(Photo credit: Ben Nelms/CBC)

As an organization that advocates for quality systems of early learning and child care, it is our duty to reflect, consider, and respond to the location of the unmarked mass grave at the former residential schools in Kamloops, and Marieval in Saskatchewan. The Indigenous children who were buried, some as young as three, were among the very many forcibly taken from their families and communities and subjected to horrific violence and other unthinkable mistreatment. We know that these children are not the only victims. The last residential school closed in 1996, but the violent legacy of the schools continues to this day. We are still a long way from truth and from reconciliation. Indigenous children are overrepresented in Canada’s foster care system.

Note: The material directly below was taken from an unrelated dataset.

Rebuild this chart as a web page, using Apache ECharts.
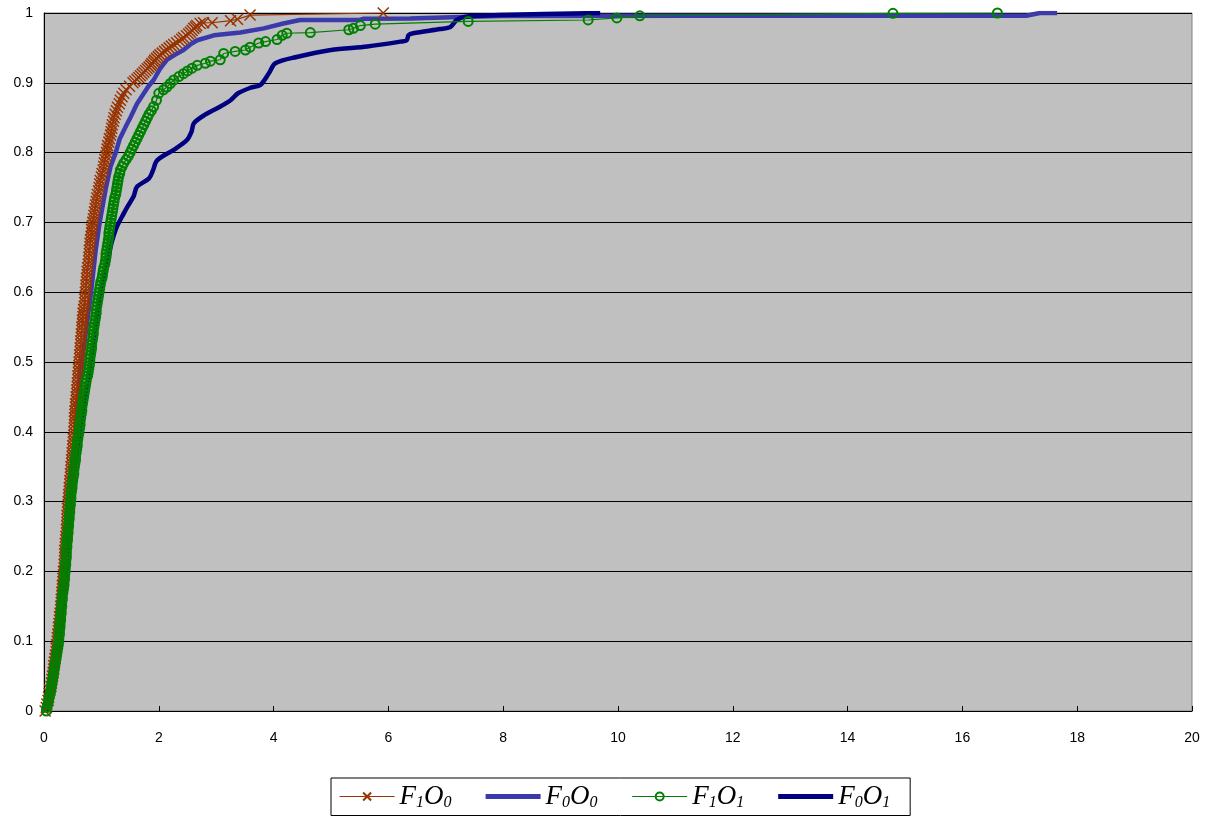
<!DOCTYPE html>
<html>
<head>
<meta charset="utf-8">
<script src="https://cdn.jsdelivr.net/npm/echarts@6/dist/echarts.min.js"></script>
<style>
html,body{margin:0;padding:0;background:#fff;}
#chart{width:1214px;height:819px;}
</style>
</head>
<body>
<div id="chart"></div>
<script>
// ---- Tick labels ----
var xTickLabels = ['0','2','4','6','8','10','12','14','16','18','20'];
var yTickLabels = ['0','0.1','0.2','0.3','0.4','0.5','0.6','0.7','0.8','0.9','1'];

// ---- Series names ----
var seriesNames = ['F1O0','F0O0','F1O1','F0O1'];

// ---- F1O0 (brown, crosses) ----
var f1o0X = [
  0.02,0.04,0.05,0.07,0.08,0.09,0.10,0.12,0.13,0.14,
  0.15,0.16,0.17,0.17,0.18,0.19,0.20,0.21,0.21,0.22,
  0.23,0.23,0.24,0.25,0.25,0.26,0.27,0.27,0.28,0.29,
  0.29,0.30,0.30,0.31,0.31,0.32,0.32,0.33,0.33,0.34,
  0.34,0.35,0.35,0.36,0.36,0.36,0.36,0.37,0.37,0.38,
  0.38,0.39,0.39,0.40,0.40,0.40,0.40,0.41,0.41,0.42,
  0.42,0.43,0.43,0.44,0.44,0.45,0.45,0.46,0.46,0.47,
  0.47,0.48,0.48,0.49,0.49,0.50,0.50,0.51,0.51,0.52,
  0.52,0.53,0.53,0.53,0.53,0.54,0.54,0.55,0.55,0.56,
  0.56,0.57,0.57,0.58,0.58,0.59,0.59,0.60,0.60,0.61,
  0.61,0.62,0.62,0.63,0.63,0.64,0.64,0.65,0.65,0.66,
  0.66,0.67,0.67,0.68,0.68,0.69,0.70,0.71,0.71,0.72,
  0.72,0.73,0.73,0.74,0.74,0.75,0.75,0.76,0.77,0.78,
  0.78,0.79,0.79,0.80,0.80,0.81,0.82,0.83,0.83,0.84,
  0.85,0.86,0.87,0.88,0.89,0.90,0.91,0.92,0.93,0.95,
  0.96,0.97,0.98,1.00,1.01,1.03,1.04,1.05,1.06,1.08,
  1.09,1.10,1.11,1.13,1.14,1.16,1.17,1.18,1.19,1.21,
  1.22,1.24,1.26,1.28,1.31,1.33,1.36,1.39,1.43,1.49,
  1.55,1.58,1.62,1.65,1.68,1.71,1.74,1.77,1.80,1.83,
  1.86,1.88,1.91,1.93,1.96,1.99,2.02,2.06,2.10,2.14,
  2.18,2.22,2.26,2.31,2.36,2.40,2.43,2.48,2.52,2.55,
  2.58,2.61,2.64,2.66,2.72,2.78,2.93,3.25,3.37,3.59,
  5.91];
var f1o0Y = [
  0.000,0.005,0.010,0.015,0.020,0.025,0.030,0.035,0.040,0.045,
  0.050,0.055,0.060,0.065,0.070,0.075,0.080,0.085,0.090,0.095,
  0.100,0.105,0.110,0.115,0.120,0.125,0.130,0.135,0.140,0.145,
  0.150,0.155,0.160,0.165,0.170,0.175,0.180,0.185,0.190,0.195,
  0.200,0.205,0.210,0.215,0.220,0.225,0.230,0.235,0.240,0.245,
  0.250,0.255,0.260,0.265,0.270,0.275,0.280,0.285,0.290,0.295,
  0.300,0.305,0.310,0.315,0.320,0.325,0.330,0.335,0.340,0.345,
  0.350,0.355,0.360,0.365,0.370,0.375,0.380,0.385,0.390,0.395,
  0.400,0.405,0.410,0.415,0.420,0.425,0.430,0.435,0.440,0.445,
  0.450,0.455,0.460,0.465,0.470,0.475,0.480,0.485,0.490,0.495,
  0.500,0.505,0.510,0.515,0.520,0.525,0.530,0.535,0.540,0.545,
  0.550,0.555,0.560,0.565,0.570,0.575,0.580,0.585,0.590,0.595,
  0.600,0.605,0.610,0.615,0.620,0.625,0.630,0.635,0.640,0.645,
  0.650,0.655,0.660,0.665,0.670,0.675,0.680,0.685,0.690,0.695,
  0.700,0.705,0.710,0.715,0.720,0.725,0.730,0.735,0.740,0.745,
  0.750,0.755,0.760,0.765,0.770,0.775,0.780,0.785,0.790,0.795,
  0.800,0.805,0.810,0.815,0.820,0.825,0.830,0.835,0.840,0.845,
  0.850,0.855,0.860,0.865,0.870,0.875,0.880,0.885,0.890,0.895,
  0.900,0.9025,0.905,0.9075,0.910,0.9125,0.915,0.9175,0.920,0.9225,
  0.925,0.9275,0.930,0.9325,0.935,0.9375,0.940,0.9425,0.945,0.9475,
  0.950,0.9525,0.955,0.9575,0.960,0.9625,0.965,0.9675,0.970,0.9725,
  0.975,0.978,0.980,0.982,0.985,0.986,0.986,0.989,0.991,0.997,
  1.000];

// ---- F0O0 (blue, thick) ----
var f0o0X = [0.04,0.15,0.24,0.30,0.35,0.39,0.43,0.49,0.55,0.60,
  0.66,0.74,0.82,0.90,0.97,1.08,1.16,1.25,1.32,1.44,
  1.51,1.62,1.74,1.82,1.91,2.02,2.14,2.28,2.43,2.55,
  2.67,2.96,3.42,3.83,4.17,4.46,5.50,5.56,6.38,7.25,
  7.95,11.43,17.11,17.35,17.65];
var f0o0Y = [0.00,0.05,0.10,0.15,0.20,0.25,0.30,0.35,0.40,0.45,
  0.50,0.55,0.60,0.66,0.70,0.75,0.78,0.80,0.82,0.84,
  0.851,0.87,0.885,0.895,0.904,0.92,0.933,0.94,0.947,0.955,
  0.961,0.968,0.972,0.978,0.985,0.990,0.990,0.9916,0.992,0.9943,
  0.9957,0.996,0.996,1.00,1.00];

// ---- F1O1 (green, circles) ----
var f1o1X = [
  0.04,0.05,0.07,0.08,0.09,0.11,0.12,0.13,0.14,0.15,
  0.16,0.17,0.18,0.19,0.20,0.21,0.22,0.23,0.24,0.25,
  0.26,0.26,0.27,0.27,0.28,0.28,0.29,0.29,0.30,0.30,
  0.31,0.31,0.32,0.32,0.33,0.34,0.35,0.35,0.36,0.36,
  0.37,0.37,0.38,0.38,0.39,0.39,0.39,0.40,0.40,0.41,
  0.41,0.42,0.42,0.43,0.43,0.44,0.44,0.45,0.45,0.46,
  0.46,0.47,0.47,0.48,0.49,0.49,0.50,0.51,0.52,0.52,
  0.53,0.54,0.55,0.55,0.56,0.57,0.58,0.58,0.59,0.60,
  0.61,0.62,0.63,0.63,0.64,0.65,0.66,0.66,0.67,0.68,
  0.69,0.70,0.71,0.72,0.73,0.74,0.76,0.77,0.78,0.79,
  0.80,0.80,0.81,0.82,0.83,0.83,0.84,0.85,0.86,0.86,
  0.87,0.88,0.89,0.90,0.91,0.91,0.92,0.93,0.94,0.95,
  0.96,0.97,0.98,0.99,1.01,1.02,1.03,1.04,1.06,1.07,
  1.08,1.08,1.09,1.10,1.11,1.12,1.13,1.13,1.14,1.15,
  1.16,1.17,1.18,1.19,1.20,1.21,1.22,1.23,1.25,1.26,
  1.27,1.28,1.29,1.30,1.32,1.33,1.36,1.39,1.43,1.47,
  1.50,1.53,1.56,1.59,1.62,1.65,1.68,1.71,1.74,1.77,
  1.80,1.83,1.87,1.91,1.96,2.00,2.08,2.14,2.20,2.26,
  2.35,2.43,2.50,2.58,2.67,2.81,2.90,3.07,3.13,3.33,
  3.51,3.59,3.74,3.86,4.06,4.15,4.23,4.64,5.31,5.39,
  5.51,5.77,7.39,9.48,9.98,10.38,14.79,16.61];
var f1o1Y = [
  0.000,0.005,0.010,0.015,0.020,0.025,0.030,0.035,0.040,0.045,
  0.050,0.055,0.060,0.065,0.070,0.075,0.080,0.085,0.090,0.095,
  0.100,0.105,0.110,0.115,0.120,0.125,0.130,0.135,0.140,0.145,
  0.150,0.155,0.160,0.165,0.170,0.175,0.180,0.185,0.190,0.195,
  0.200,0.205,0.210,0.215,0.220,0.225,0.230,0.235,0.240,0.245,
  0.250,0.255,0.260,0.265,0.270,0.275,0.280,0.285,0.290,0.295,
  0.300,0.305,0.310,0.315,0.320,0.325,0.330,0.335,0.340,0.345,
  0.350,0.355,0.360,0.365,0.370,0.375,0.380,0.385,0.390,0.395,
  0.400,0.405,0.410,0.415,0.420,0.425,0.430,0.435,0.440,0.445,
  0.450,0.455,0.460,0.465,0.470,0.475,0.480,0.485,0.490,0.495,
  0.500,0.505,0.510,0.515,0.520,0.525,0.530,0.535,0.540,0.545,
  0.550,0.555,0.560,0.565,0.570,0.575,0.580,0.585,0.590,0.595,
  0.600,0.605,0.610,0.615,0.620,0.625,0.630,0.635,0.640,0.645,
  0.650,0.655,0.660,0.665,0.670,0.675,0.680,0.685,0.690,0.695,
  0.700,0.705,0.710,0.715,0.720,0.725,0.730,0.735,0.740,0.745,
  0.750,0.755,0.760,0.765,0.770,0.775,0.780,0.785,0.790,0.795,
  0.800,0.805,0.810,0.815,0.820,0.825,0.830,0.835,0.840,0.845,
  0.850,0.855,0.860,0.866,0.875,0.885,0.890,0.894,0.899,0.904,
  0.909,0.913,0.917,0.921,0.925,0.928,0.931,0.933,0.942,0.945,
  0.947,0.951,0.957,0.959,0.962,0.968,0.971,0.972,0.976,0.978,
  0.982,0.984,0.988,0.990,0.993,0.996,0.9995,1.000];

// ---- F0O1 (navy, thick) ----
var f0o1X = [0.05,0.17,0.27,0.38,0.47,0.62,0.81,0.98,1.12,1.16,
  1.21,1.27,1.39,1.45,1.56,1.62,1.83,1.90,1.97,2.26,
  2.49,2.57,2.61,2.80,3.05,3.25,3.38,3.60,3.77,3.92,
  4.03,4.40,5.00,5.63,6.21,6.32,6.35,6.43,6.90,7.08,
  7.19,7.37,7.95,9.69];
var f0o1Y = [0.00,0.05,0.10,0.20,0.30,0.40,0.50,0.60,0.646,0.665,
  0.68,0.694,0.713,0.722,0.737,0.751,0.763,0.775,0.789,0.804,
  0.818,0.830,0.842,0.854,0.865,0.875,0.885,0.893,0.897,0.914,
  0.928,0.937,0.947,0.952,0.959,0.961,0.968,0.971,0.977,0.980,
  0.990,0.995,0.997,1.00];

function pairs(xs, ys) {
  var out = [];
  for (var i = 0; i < xs.length; i++) out.push([xs[i], ys[i]]);
  return out;
}

var chart = echarts.init(document.getElementById('chart'), null, {renderer: 'canvas'});

var crossPath = 'path://M0,0L10,10M10,0L0,10';
var barIcon = 'path://M0,0L55,0L55,5L0,5Z';
var serif = 'Liberation Serif, Times New Roman, serif';

var option = {
  animation: false,
  backgroundColor: '#ffffff',
  grid: {
    left: 44, right: 22, top: 13, bottom: 108,
    show: true, backgroundColor: '#c0c0c0', borderColor: '#808080', borderWidth: 1
  },
  xAxis: {
    type: 'value', min: 0, max: 20, interval: 2,
    axisLine: {show: true, onZero: false, lineStyle: {color: '#000', width: 1}},
    axisTick: {show: true, inside: true, length: 5, lineStyle: {color: '#000'}},
    splitLine: {show: false},
    axisLabel: {
      margin: 20, color: '#000', fontSize: 14, fontFamily: 'Liberation Sans, Arial, sans-serif',
      formatter: function (v) { return xTickLabels[Math.round(v / 2)]; }
    }
  },
  yAxis: {
    type: 'value', min: 0, max: 1, interval: 0.1,
    axisLine: {show: true, lineStyle: {color: '#000', width: 1}},
    axisTick: {show: true, inside: true, length: 6, lineStyle: {color: '#000'}},
    splitLine: {show: true, lineStyle: {color: '#000', width: 1}},
    axisLabel: {
      margin: 11, color: '#000', fontSize: 14, fontFamily: 'Liberation Sans, Arial, sans-serif',
      formatter: function (v) { return yTickLabels[Math.round(v * 10)]; }
    }
  },
  legend: {
    left: 331, top: 778,
    padding: [5, 20, 5, 8],
    itemGap: 34, itemWidth: 55, itemHeight: 10,
    borderColor: '#000', borderWidth: 1,
    backgroundColor: '#fff',
    data: [
      {name: seriesNames[0], lineStyle: {width: 1.2}},
      {name: seriesNames[1], icon: barIcon, itemStyle: {color: '#3a3aaa', borderWidth: 0}},
      {name: seriesNames[2], lineStyle: {width: 1.2}},
      {name: seriesNames[3], icon: barIcon, itemStyle: {color: '#000080', borderWidth: 0}}
    ],
    formatter: function (name) {
      return '{i|' + name.charAt(0) + '}{s|' + name.charAt(1) + '}{i|' + name.charAt(2) + '}{s|' + name.charAt(3) + '}';
    },
    textStyle: {
      rich: {
        i: {fontFamily: serif, fontStyle: 'italic', fontSize: 27, color: '#000', lineHeight: 28},
        s: {fontFamily: serif, fontStyle: 'italic', fontSize: 16, color: '#000', verticalAlign: 'bottom', lineHeight: 20}
      }
    }
  },
  series: [
    {
      name: seriesNames[1], type: 'line', z: 2,
      data: pairs(f0o0X, f0o0Y),
      showSymbol: false, symbol: 'none',
      color: '#3a3aaa',
      lineStyle: {color: '#3a3aaa', width: 4.5}
    },
    {
      name: seriesNames[3], type: 'line', z: 3,
      data: pairs(f0o1X, f0o1Y),
      showSymbol: false, symbol: 'none', smooth: 0.3,
      color: '#000080',
      lineStyle: {color: '#000080', width: 4.5}
    },
    {
      name: seriesNames[0], type: 'line', z: 4,
      data: pairs(f1o0X, f1o0Y),
      symbol: crossPath, symbolSize: 11, showSymbol: true,
      color: '#993300',
      lineStyle: {color: '#993300', width: 1.2},
      itemStyle: {color: '#993300', borderColor: '#993300', borderWidth: 1.5}
    },
    {
      name: seriesNames[2], type: 'line', z: 5,
      data: pairs(f1o1X, f1o1Y),
      symbol: 'circle', symbolSize: 9, showSymbol: true,
      color: '#008000',
      lineStyle: {color: '#008000', width: 1.2},
      itemStyle: {color: 'rgba(0,0,0,0)', borderColor: '#008000', borderWidth: 2}
    }
  ]
};
chart.setOption(option);
</script>
</body>
</html>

They experience higher rates of poverty, food insecurity, and inadequate housing. “Removed from their families and home communities, seven generations of Aboriginal children were denied their identity through a systematic and concerted effort to extinguish their culture, language, and spirit,” wrote Justice Murray Sinclair in Truth and Reconciliation Commission report.

We offer our condolences to the families and communities whose children were taken from them. We will actively support the implementation of the Indigenous Early Learning and Child Care Framework Agreement. We join others in answering the Calls for Justice, issued by the National Inquiry into Missing and Murdered Indigenous Women and Girls, and the Truth and Reconciliation Commission’s 94 Calls to Action, including the call on governments to develop culturally appropriate early childhood education programs for Indigenous families. Statements are not enough. We must and we will act every day to decolonize Canada.